A conservative columnist believes new fault-lines may appear within the opposition, as their newly elected candidate for Prime Minister asks for civic candidates to be included on the joint opposition electoral list next year. A left-liberal commentator thinks Fidesz is taking the threat of opposition victory in 2022 seriously.

Just one day after being proclaimed winner of the opposition primary, Péter Márki-Zay asked the six opposition parties to allow him to form a seventh parliamentary group, with independents and representatives of his Everybody’s Hungary Movement and a centrist New World People’s Party. More specifically, he asked for ten candidates to be included onto the joint opposition list to be composed by the end of the year. The approximately 40 to 45 mandates the opposition can realistically hope to win of the 83 to be filled from party lists, leave the opposition parties with very narrow elbow room for negotiations. The six are reported unwilling to agree to more than five ‘Márki-Zay candidates’– the minimum required to form a parliamentary group.

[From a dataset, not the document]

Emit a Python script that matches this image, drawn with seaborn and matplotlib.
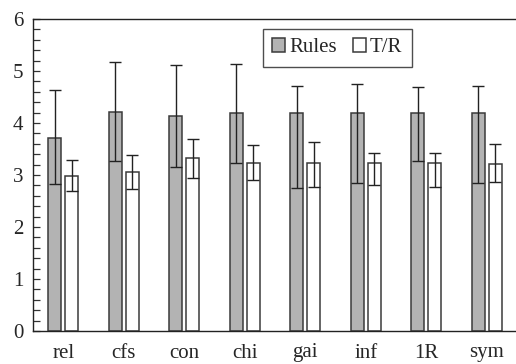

On Mandiner, Gellért Rajcsányi predicts that by electing an outsider as candidate for Prime Minister, supporters of the opposition have created new potential divisions within the coalition, because while most of its parties are left-wing, Márki-Zay identifies himself as a  staunch conservative. His idea to amend the agreement concluded by the six parties about the joint electoral list will cause further problems, Rajcsányi suspects. All in all, he defines Péter Márki-Zay as a ‘wild card’ or a ‘dark horse’ and suggests that the newly elected candidate for Prime Minister will regularly cause headaches for his allies.

In Népszava, Miklós Hargitay deplores the decision of the President of the Media Board to resign just 10 months before the end of her term. Mónika Karas is expected to become Vice President of the National Audit Agency. Hargitay is certain that she left her job in order to allow the current parliamentary majority to elect her successor for a nine-year term. The left-wing commentator takes this as an indication that Fidesz is seriously facing the possibility of losing the parliamentary election next April.